New satellite is mapping a billion stars

Sofia Feltzing enthusiastically tells about how the new European space probe Gaia, which was launched in December 2013, will “change everything” for the astronomers. Gaia will measure the distance to more than a billion heavenly bodies in the Milky Way, around 1 percent of those that exist, and will determine their positions. Today, the researchers know the exact positions of around 100,000 stars, and they are all close to the sun. At least this is how Sofia Feltzing expresses it: for astronomers 3-400 light years is “close”.

“Gaia will measure distance and movement and some elemental abundances. The probe can always measure the movement laterally; it can measure the movement in the line of sight for around 10 percent of the stars, those that are the brightest.”

It is only when the researchers know exactly where the stars are that it is really interesting to measure their composition. If two stars close to each other are different, it says something completely different than if two very remote stars are different. If two neighboring stars are different, one may have come there by another galaxy having collided with the Milky Way. Or a star has also moved quickly within the galaxy.

“It causes some problems for our observations that the stars can move somewhat fast within the discs of the Milky Way. Or perhaps, it is only one disc, we are not completely sure yet. Gaia can also teach us more about this,” says Sofia Feltzing.

More data than ever before

The grant from the Knut and Alice Wallenberg Foundation will be used in three ways. First, it will finance the collaboration between researchers in Lund and Uppsala on the analysis of data. The groups already work together, but the new funding guarantees that they can continue. Secondly, the funding will partially finance an international instrument called 4MOST, a spectrograph that analyzes the starlight’s spectrum. This shows what elements the star atmospheres contain. Thirdly, the researchers will further develop and improve methods for analysis of a large number of spectra at once.

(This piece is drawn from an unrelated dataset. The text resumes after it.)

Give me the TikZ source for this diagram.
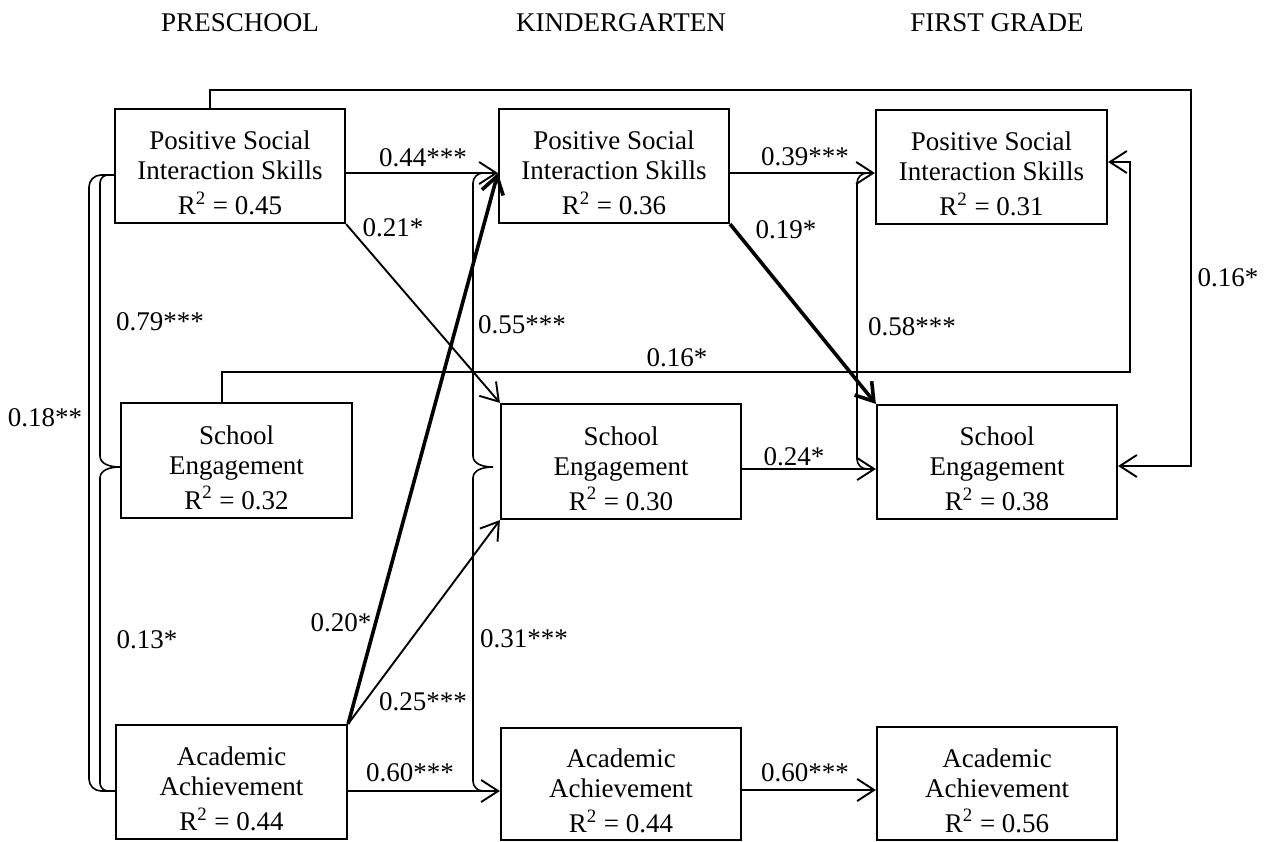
\documentclass[tikz,border=0pt]{standalone}
\usepackage{fontspec}
\setmainfont{Liberation Serif}
\usetikzlibrary{arrows.meta,fit,calc}
\begin{document}
\begin{tikzpicture}[x=0.5pt,y=-0.5pt,
  box/.style={draw, line width=1.1pt, inner sep=0pt},
  btext/.style={align=center, inner sep=0pt, font=\fontsize{13.5}{15}\selectfont},
  lab/.style={inner sep=0pt, font=\fontsize{13.5}{15}\selectfont},
  arr/.style={-{Straight Barb[length=8.5pt,width=11pt]}, line width=0.95pt},
  thickarr/.style={-{Straight Barb[length=8.5pt,width=11pt]}, line width=1.8pt},
  corr/.style={line width=0.8pt, rounded corners=#1},
  corr/.default=5pt,
  brace/.style={line width=0.8pt},
]
\useasboundingbox (0,0) rectangle (1268,841);

% headers
\node[lab] (h1) at (240,23) {PRESCHOOL};
\node[lab] (h2) at (621,23) {KINDERGARTEN};
\node[lab] (h3) at (997,23) {FIRST GRADE};

% boxes
\node[box, fit={(115,109) (345,223)}] (ppsis) {};
\node[box, fit={(121,403) (352,518)}] (pse) {};
\node[box, fit={(116,725) (347,839)}] (paa) {};
\node[box, fit={(499,109) (729,223)}] (kpsis) {};
\node[box, fit={(501,404) (741,519)}] (kse) {};
\node[box, fit={(501,728) (741,840)}] (kaa) {};
\node[box, fit={(876,110) (1107,224)}] (fpsis) {};
\node[box, fit={(877,405) (1117,519)}] (fse) {};
\node[box, fit={(877,727) (1117,840)}] (faa) {};

% box texts
\node[btext] (tppsis) at ([yshift=-3.5pt]ppsis.center) {Positive Social\\Interaction Skills\\[2.5pt]R\textsuperscript{2} = 0.45};
\node[btext] (tpse) at ([yshift=-3.5pt]pse.center) {School\\Engagement\\[2.5pt]R\textsuperscript{2} = 0.32};
\node[btext] (tpaa) at ([yshift=-3.5pt]paa.center) {Academic\\Achievement\\[2.5pt]R\textsuperscript{2} = 0.44};
\node[btext] (tkpsis) at ([yshift=-3.5pt]kpsis.center) {Positive Social\\Interaction Skills\\[2.5pt]R\textsuperscript{2} = 0.36};
\node[btext] (tkse) at ([yshift=-3.5pt]kse.center) {School\\Engagement\\[2.5pt]R\textsuperscript{2} = 0.30};
\node[btext] (tkaa) at ([yshift=-3.5pt]kaa.center) {Academic\\Achievement\\[2.5pt]R\textsuperscript{2} = 0.44};
\node[btext] (tfpsis) at ([yshift=-3.5pt]fpsis.center) {Positive Social\\Interaction Skills\\[2.5pt]R\textsuperscript{2} = 0.31};
\node[btext] (tfse) at ([yshift=-3.5pt]fse.center) {School\\Engagement\\[2.5pt]R\textsuperscript{2} = 0.38};
\node[btext] (tfaa) at ([yshift=-3.5pt]faa.center) {Academic\\Achievement\\[2.5pt]R\textsuperscript{2} = 0.56};

% helper coordinates
\coordinate (r1) at (0,173);
\coordinate (r5) at (0,791);
\coordinate (r8) at (0,469);
\coordinate (r9) at (0,790);
\coordinate (c175) at (0,175);
\coordinate (a10) at (222,372);
\coordinate (b10) at (1130,162);
\coordinate (a11) at (210,90);
\coordinate (b11) at (1191,466);

% correlation brackets (preschool)
\draw[corr=6pt] (ppsis.west |- c175) -- (89,175) -- (89,791) -- (paa.west |- r5);
\draw[corr=4pt] (ppsis.west |- c175) -- (100,175) -- (100,456);
\draw[brace] (100,456) .. controls (100,464) and (110,467) .. (120,467)
             .. controls (110,467) and (100,470) .. (100,478);
\draw[corr=4pt] (100,478) -- (100,791) -- (paa.west |- r5);

% correlation brackets (kindergarten)
\coordinate (kt) at (488,173);
\coordinate (ktip) at (493,467);
\coordinate (kb) at (488,791);
\draw[corr=5pt] (kt) -- (473,173) -- (473,456);
\draw[brace] (473,456) .. controls (473,464) and (483,467) .. (ktip)
             .. controls (483,467) and (473,470) .. (473,478);
\draw[corr=5pt] (473,478) -- (473,791) -- (kb);

% correlation bracket (first grade)
\coordinate (ft) at (872,173);
\coordinate (fb) at (872,469);
\draw[corr=5pt] (ft) -- (857,173) -- (857,469) -- (fb);

% paths
\draw[arr] (ppsis.east |- r1) -- (kpsis.west |- r1);
\draw[arr] (ppsis.south east) -- (kse.north west);
\draw[thickarr] (paa.north east) -- (kpsis.west |- r1);
\draw[arr] (paa.north east) -- (kse.south west);
\draw[arr] (paa.east |- r5) -- (kaa.west |- r5);
\draw[arr] (kpsis.east |- r1) -- (fpsis.west |- r1);
\draw[thickarr] (kpsis.south east) -- (fse.north west);
\draw[arr] (kse.east |- r8) -- (fse.west |- r8);
\draw[arr] (kaa.east |- r9) -- (faa.west |- r9);
\draw[arr] (a10 |- pse.north) -- (a10) -| (b10) -- (fpsis.east |- b10);
\draw[arr] (a11 |- ppsis.north) -- (a11) -| (b11) -- (fse.east |- b11);

% labels
\node[lab] (l1) at (423,158) {0.44***};
\node[lab] (l2) at (393,228) {0.21*};
\node[lab] (l3) at (160,322) {0.79***};
\node[lab] (l4) at (45,418) {0.18**};
\node[lab] (l5) at (147,640) {0.13*};
\node[lab] (l6) at (341,623) {0.20*};
\node[lab] (l7) at (423,702) {0.25***};
\node[lab] (l8) at (410,773) {0.60***};
\node[lab] (l9) at (805,157) {0.39***};
\node[lab] (l10) at (786,230) {0.19*};
\node[lab] (l11) at (522,325) {0.55***};
\node[lab] (l12) at (677,358) {0.16*};
\node[lab] (l13) at (912,327) {0.58***};
\node[lab] (l14) at (794,457) {0.24*};
\node[lab] (l15) at (524,639) {0.31***};
\node[lab] (l16) at (805,773) {0.60***};
\node[lab] (l17) at (1228,278) {0.16*};
\end{tikzpicture}
\end{document}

Gaia and 4MOST will together provide larger amounts of data and more exact data than the researchers had access to ever before. When Gaia has determined the position of a star, it can be studied using the spectrograph, by directing an optic fiber so that only the light from the star is taken in. To be able to do this for millions of stars, new analysis methods and advanced statistical calculations are necessary.

Astronomic instruments have previously often been built to do something specific - but the most spectacular results have been about something that the designers could never have even imagined.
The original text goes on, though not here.